On-chip spur and phase noise reduction techniques for clock generation in IoT applications

Abstract

This dissertation presents on-chip spur and phase noise reduction techniques for clock generation in IoT applications and is divided into two topics. In the first part, a spur reduction technique in fractional-N PLLs (FNPLLs) based on a current-mode phase interpolator (CMPI) is presented by dithering input signals of the CMPI. CMPI shows deterministic phase error having symmetrical profile around 45° offset in each quadrant, and this nonlinear property leads to fractional spurs. The proposed 45° phase rotator with digital compensation reduces the fractional spur by 18.57dB at most, and average improvement of fractional tones is 7.89dB in 2MHz frequency step measurement. In addition, the second part covers an inverter-based on-chip resistor capacitor (RC) oscillator with logic transition voltage (LTV) tracking feedback for circuit delay compensation is presented. In order to achieve good frequency stability, the proposed technique considers the entire inverter chain as a comparator block and changes the LTV to control the oscillation frequency. Furthermore, the negative feedback structure also reduces low-frequency offset phase noise.
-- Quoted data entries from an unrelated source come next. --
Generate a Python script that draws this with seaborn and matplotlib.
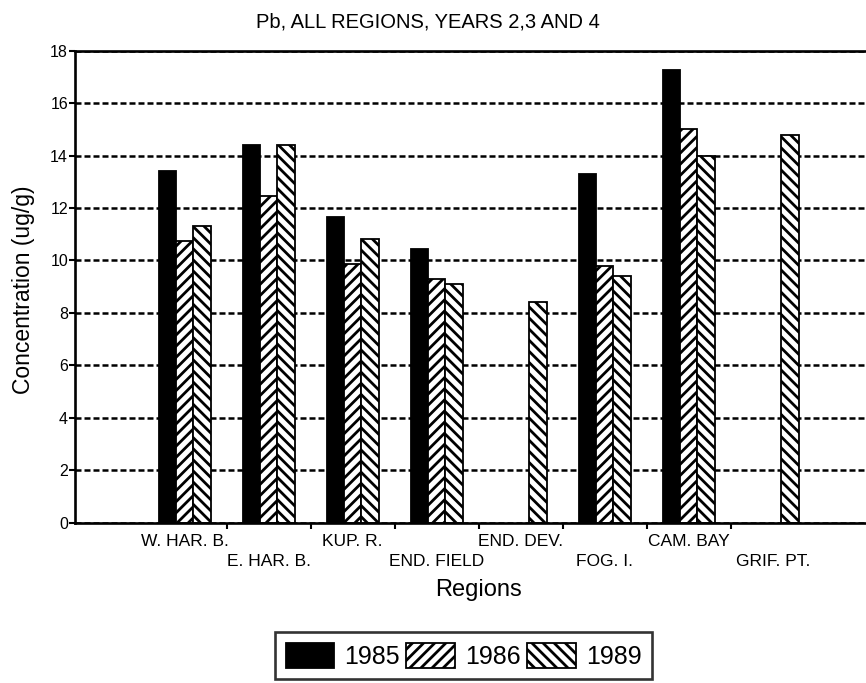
import numpy as np
import pandas as pd
import matplotlib
matplotlib.use('Agg')
import matplotlib.pyplot as plt
from matplotlib.patches import Patch
import seaborn as sns

# ── Data ─────────────────────────────────────────────────────────────────────
regions = ['W. HAR. B.', 'E. HAR. B.', 'KUP. R.', 'END. FIELD',
           'END. DEV.', 'FOG. I.', 'CAM. BAY', 'GRIF. PT.']
years = ['1985', '1986', '1989']
pb_1985 = [13.4, 14.4, 11.65, 10.45, np.nan, 13.3, 17.25, np.nan]
pb_1986 = [10.75, 12.45, 9.85, 9.3, np.nan, 9.8, 15.0, np.nan]
pb_1989 = [11.3, 14.4, 10.8, 9.1, 8.4, 9.4, 14.0, 14.8]
y_ticks = [0, 2, 4, 6, 8, 10, 12, 14, 16, 18]

df = pd.DataFrame({'region': regions * 3,
                   'year': np.repeat(years, len(regions)),
                   'pb': pb_1985 + pb_1986 + pb_1989}).dropna()

# ── Style ────────────────────────────────────────────────────────────────────
sns.set_style('ticks')
plt.rcParams['font.family'] = ['Liberation Sans', 'DejaVu Sans']
plt.rcParams['hatch.linewidth'] = 2.0
plt.rcParams['hatch.color'] = 'black'
for key in ['text.color', 'axes.labelcolor', 'xtick.color', 'ytick.color']:
    plt.rcParams[key] = 'black'

fills = {'1985': 'black', '1986': 'white', '1989': 'white'}
hatches = {'1985': '', '1986': '///', '1989': '\\\\\\'}

fig = plt.figure(figsize=(8.66, 6.83), dpi=100)
ax = fig.add_axes([0.0866, 0.2347, 0.9134, 0.6911])

sns.barplot(data=df, x='region', y='pb', hue='year', order=regions,
            hue_order=years, palette=fills, width=0.62, errorbar=None,
            edgecolor='black', linewidth=1.3, saturation=1, legend=False, ax=ax)

for cont, yr in zip(ax.containers, years):
    for bar in cont.patches:
        bar.set_hatch(hatches[yr])

# ── Axes ─────────────────────────────────────────────────────────────────────
ax.set_xlim(-1.306, 8.11)
ax.set_ylim(0, 18)
ax.set_yticks(y_ticks)
ax.set_yticklabels([str(t) for t in y_ticks], fontsize=11.5)
ax.yaxis.grid(True, color='black', linewidth=1.8, linestyle=(0, (2.4, 1.2)))
ax.set_axisbelow(True)

ax.set_xticks(range(len(regions)))
ax.set_xticklabels([r if i % 2 == 0 else '\n' + r for i, r in enumerate(regions)],
                   fontsize=12.5, linespacing=1.45)
ax.set_xticks(np.arange(0.5, len(regions) - 1, 1), minor=True)
ax.tick_params(axis='x', which='major', length=0, pad=8)
ax.tick_params(axis='x', which='minor', length=4.5, width=1.5, direction='out')
ax.tick_params(axis='y', length=4, width=1.5, direction='out', pad=1)

for side in ['top', 'bottom', 'left']:
    ax.spines[side].set_linewidth(1.9)
    ax.spines[side].set_color('black')
ax.spines['right'].set_visible(False)

ax.set_xlabel('Regions', fontsize=17)
ax.xaxis.set_label_coords(0.51, -0.119)
ax.set_ylabel('Concentration (ug/g)', fontsize=16.5)
ax.yaxis.set_label_coords(-0.0506, 0.493)

fig.text(428 / 866, 1 - 22 / 683, 'Pb, ALL REGIONS, YEARS 2,3 AND 4',
         ha='center', va='center', fontsize=14.5)

handles = [Patch(facecolor=fills[y], edgecolor='black', hatch=hatches[y],
                 linewidth=1.3, label=y) for y in years]
leg = fig.legend(handles=handles, loc='upper center', ncol=3,
                 bbox_to_anchor=(463.5 / 866, 1 - 632 / 683), fontsize=18,
                 frameon=True, fancybox=False, edgecolor='black',
                 handlelength=1.95, handleheight=1.2, handletextpad=0.4,
                 columnspacing=0.25, borderpad=0.42, borderaxespad=0)
leg.get_frame().set_linewidth(1.9)

fig.savefig('out.png', dpi=100)
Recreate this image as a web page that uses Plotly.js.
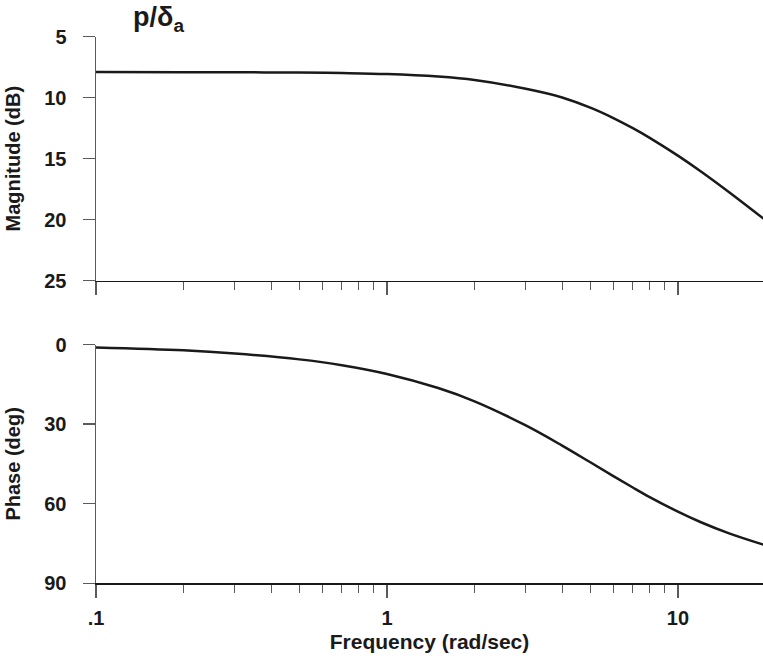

With a 1.8 V supply and at room temperature, the suggested oscillator operates at 18.13 MHz, consuming 245.7 μW. Compared to the free-running case, the proposed technique reduces phase noise by 7.7 dB and 5.45 dB at 100 Hz and 1 kHz, respectively. The measured phase noise values are −60.09 dBc/Hz at 1 kHz with a figure of merit (FOM) of 151.35 dB/Hz, and −106.27 dBc/Hz at 100 KHz with an FOM of 157.53 dBc/Hz. The proposed oscillator occupies 0.056 mm2 in a standard 0.18 μm CMOS process. Therefore, the proposed techniques have advantages as clock generation blocks for IoT electronic devices.